One way that new wine was manifested was in his statement to Pontius Pilate that his disciples don’t fight with earthly weapons (Jn. 18:36). Israel under Moses fought with earthly weapons because they were an earthly kingdom. Jesus came to establish a new covenant, however, and a heavenly kingdom. His people have beat their swords into plowshares and their spears into pruning hooks. They fight with spiritual weapons, and they war against spiritual beings and against the thoughts of men (Eph. 6:10ff; 2 Cor. 10:4-6).

One other way that the new wine was manifested, and the old law brought to fullness, concerns an issue that will bring us off this little rabbit trail. God doesn’t care about food. Food for the belly, and the belly for food, but God will destroy both it and them, says Paul. But the food laws were to prepare an earthly people to become a heavenly kingdom. They avoided that which did not chew the cud nor part the hoof. This law is not gone, but it is changed, as Heb. 7:12 puts it. We are to “eat of,” or to fellowship with, those who ruminate on the word of God and who separate from the world. How do we know with whom we can have unity? How do we know from whom we can separate? If a person does not meditate on the Word of God nor separate from the world, do not partake of them. You can love them, pray for them, and hope for them, but you cannot take them into the body. If they do, then they are clean, and you can “eat” from them. It is not your brother’s doctrine on eternal security that determines whether you should fellowship with them, but their ruminating and parting.

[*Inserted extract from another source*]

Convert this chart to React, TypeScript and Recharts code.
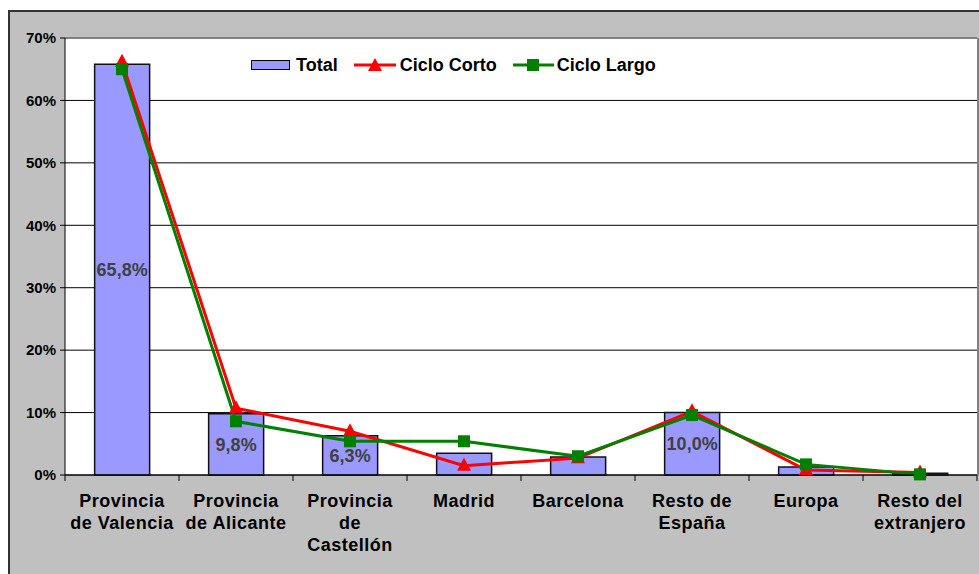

So, I said all that to encourage you to always be ready to stop and meditate on the words you hear, just as I asked you to meditate on that paragraph above. It marks you as a partaker of Christ’s new wine, the changed law of the new covenant.

God desires truth in the inward parts (Ps. 51:6). God asks Job, “Who has put wisdom in the inward parts? Who has given understanding to the heart?” (Job 38:36). You can not trust your brain. You must learn to have wisdom in the inward parts. If you trust your brain, God will see to it that you are turned to foolishness. He has no regard for the wisdom of this world.

Quick caveat: this does not mean that you should not reason or think. You should. In the end, however, you must know truth in the inward parts, where God has put it. The heavens do not necessarily testify to the mind that there is a God. Nature around us testifies to the heart, and those who ignore what the creation testifies to the heart will end up fools who do not believe in God, no matter how brilliantly they study nature. A large percentage, perhaps even over half, of natural  scientists are atheists.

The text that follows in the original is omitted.